Only the lines from the start of the data to the line containing "width=1, color='#555555', pad=6)", both included, should be output, exactly and without pictures.

+-------+

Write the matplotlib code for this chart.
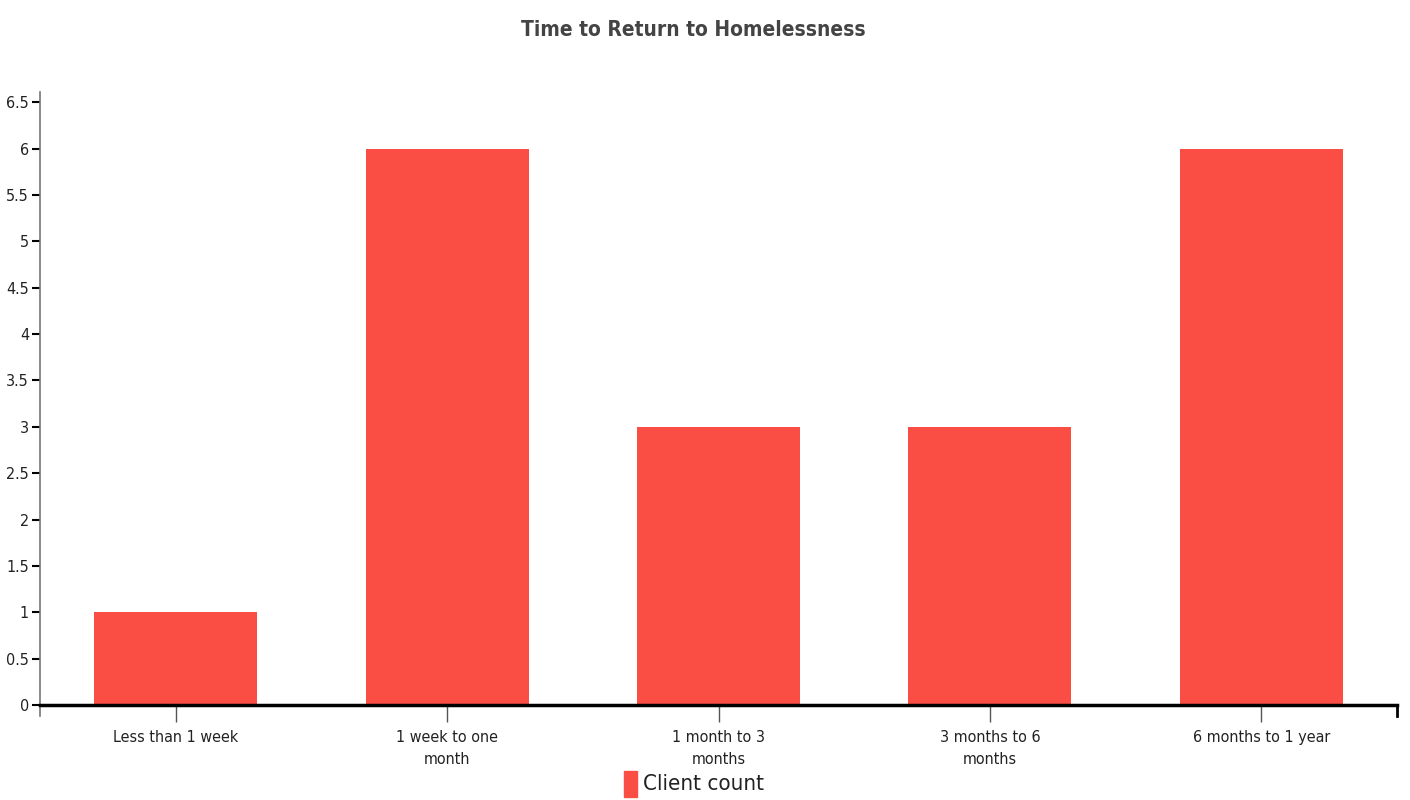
import matplotlib
matplotlib.use('Agg')
import matplotlib.pyplot as plt
from matplotlib.ticker import MultipleLocator, FormatStrFormatter

categories = ['Less than 1 week', '1 week to one\nmonth', '1 month to 3\nmonths',
              '3 months to 6\nmonths', '6 months to 1 year']
client_count = [1, 6, 3, 3, 6]

bar_color = '#fa4e44'
font = dict(fontfamily='DejaVu Sans', fontstretch='condensed')

fig = plt.figure(figsize=(14.1, 8), dpi=100)
ax = fig.add_axes([40 / 1410, 95 / 800, 1357 / 1410, 613 / 800])

x = list(range(len(categories)))
ax.bar(x, client_count, width=0.6, color=bar_color, zorder=2)

ax.set_xlim(-0.5, len(categories) - 0.5)
ax.set_ylim(0, 6.61)
ax.yaxis.set_major_locator(MultipleLocator(0.5))
ax.yaxis.set_major_formatter(FormatStrFormatter('%g'))
ax.set_xticks(x)
ax.set_xticklabels(categories, fontsize=11.5, color='#222222', linespacing=1.55, **font)
for lab in ax.get_yticklabels():
    lab.set_fontsize(11.5)
    lab.set_fontstretch('condensed')
    lab.set_color('#222222')

ax.tick_params(axis='y', length=6, width=1.5, color='black', pad=2)
ax.tick_params(axis='x', length=12, width=1, color='#555555', pad=6)

for s in ['top', 'right']:
    ax.spines[s].set_visible(False)
ax.spines['left'].set_color('#777777')
ax.spines['left'].set_linewidth(1.2)
ax.spines['left'].set_bounds(0, 6.61)
ax.spines['bottom'].set_color('black')
ax.spines['bottom'].set_linewidth(2.5)
ax.spines['bottom'].set_zorder(3)

# outer ticks at both ends of the x domain
ax.plot([-0.5, -0.5], [0, -0.12], color='#777777', lw=1.2, clip_on=False)
ax.plot([4.5, 4.5], [0, -0.12], color='black', lw=2, clip_on=False)

fig.text(0.492, 0.963, 'Time to Return to Homelessness', ha='center', va='center',
         fontsize=15, fontweight='bold', color='#444444', **font)

fig.patches.append(plt.Rectangle((624 / 1410, 3 / 800), 13 / 1410, 26 / 800,
                                 transform=fig.transFigure, color=bar_color))
fig.text(643 / 1410, 16 / 800, 'Client count', ha='left', va='center',
         fontsize=16, color='#222222', **font)

fig.savefig('out.png', dpi=100)
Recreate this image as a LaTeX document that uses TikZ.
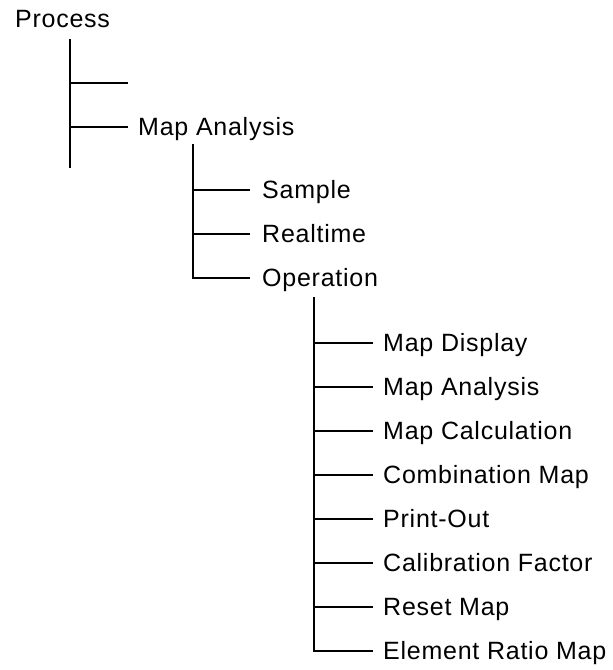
\documentclass[tikz,border=0pt]{standalone}
\usepackage{fontspec}
\setmainfont[LetterSpace=3.0]{Liberation Sans}
\begin{document}
\begin{tikzpicture}[x=1pt,y=-1pt,
  treeline/.style={line width=1.4pt,line cap=rect},
  label/.style={anchor=base west,inner sep=0pt,font=\fontsize{25}{29}\selectfont}]
\useasboundingbox (0,0) rectangle (613,670);
% texts
\node[label] (proc) at (15,27) {Process};
\node[label] (ma) at (138,135) {Map Analysis};
\node[label] (samp) at (262,198) {Sample};
\node[label] (real) at (262,242) {Realtime};
\node[label] (oper) at (262,286) {Operation};
\foreach \n/\t [count=\i from 0] in {md/Map Display,man/Map Analysis,mc/Map Calculation,cm/Combination Map,po/Print-Out,cf/Calibration Factor,rm/Reset Map,erm/Element Ratio Map}{
  \node[label] (\n) at (383,{351+44*\i}) {\t};
}
% level 1
\coordinate (l1top) at (70,40);
\coordinate (l1bot) at (70,167);
\coordinate (l1a) at (70,83);
\coordinate (l1ae) at (127,83);
\coordinate (l1b) at (70,127);
\coordinate (l1be) at (127,127);
\draw[treeline] (l1top) -- (l1bot);
\draw[treeline] (l1a) -- (l1ae);
\draw[treeline] (l1b) -- (l1be);
% level 2
\coordinate (l2top) at (193,145);
\draw[treeline] (l2top) -- (193,278) -- (249,278);
\draw[treeline] (193,190) -- (249,190);
\draw[treeline] (193,234) -- (249,234);
% level 3
\coordinate (l3top) at (314,298);
\draw[treeline] (l3top) -- (314,651) -- (372,651);
\foreach \i in {0,...,6}{
  \draw[treeline] (314,{343+44*\i}) -- (372,{343+44*\i});
}
\end{tikzpicture}
\end{document}
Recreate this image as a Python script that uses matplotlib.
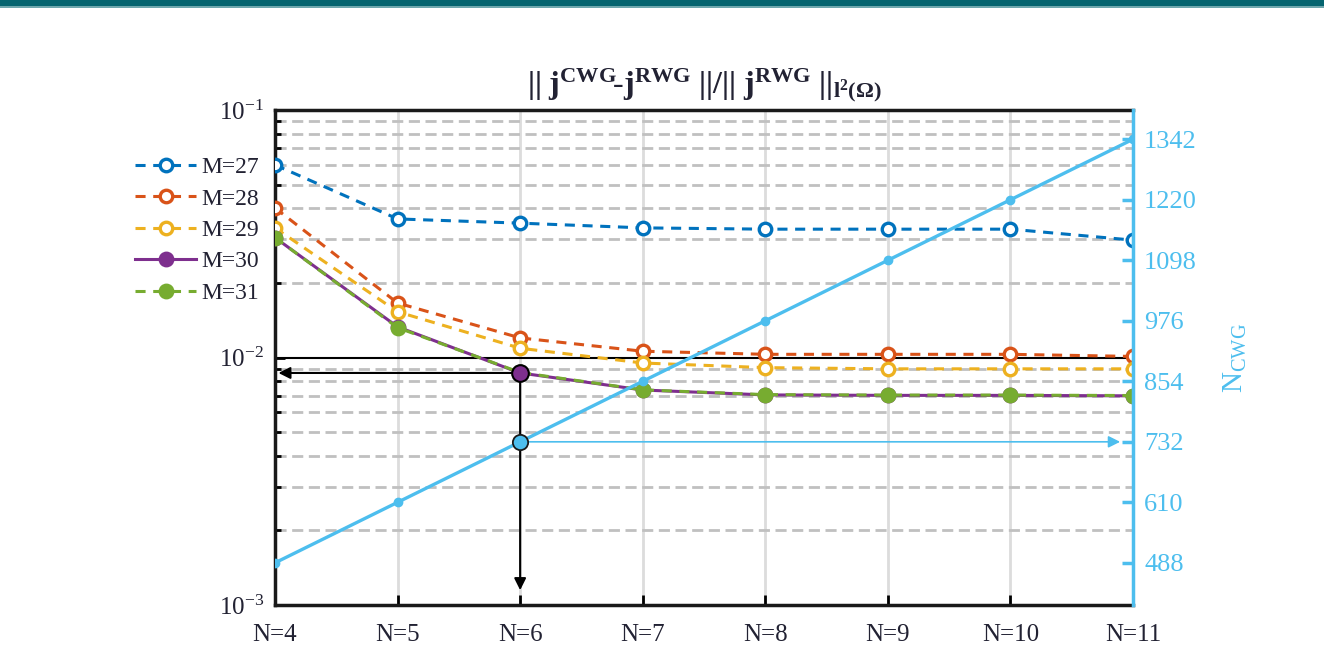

+-------+

▶ _EXERCISE RESPONSE_
Write the matplotlib code for this chart.
import matplotlib
matplotlib.use('Agg')
import matplotlib.pyplot as plt
from matplotlib.ticker import MultipleLocator, FormatStrFormatter

categories = ['Less than 1 week', '1 week to one\nmonth', '1 month to 3\nmonths',
              '3 months to 6\nmonths', '6 months to 1 year']
client_count = [1, 6, 3, 3, 6]

bar_color = '#fa4e44'
font = dict(fontfamily='DejaVu Sans', fontstretch='condensed')

fig = plt.figure(figsize=(14.1, 8), dpi=100)
ax = fig.add_axes([40 / 1410, 95 / 800, 1357 / 1410, 613 / 800])

x = list(range(len(categories)))
ax.bar(x, client_count, width=0.6, color=bar_color, zorder=2)

ax.set_xlim(-0.5, len(categories) - 0.5)
ax.set_ylim(0, 6.61)
ax.yaxis.set_major_locator(MultipleLocator(0.5))
ax.yaxis.set_major_formatter(FormatStrFormatter('%g'))
ax.set_xticks(x)
ax.set_xticklabels(categories, fontsize=11.5, color='#222222', linespacing=1.55, **font)
for lab in ax.get_yticklabels():
    lab.set_fontsize(11.5)
    lab.set_fontstretch('condensed')
    lab.set_color('#222222')

ax.tick_params(axis='y', length=6, width=1.5, color='black', pad=2)
ax.tick_params(axis='x', length=12, width=1, color='#555555', pad=6)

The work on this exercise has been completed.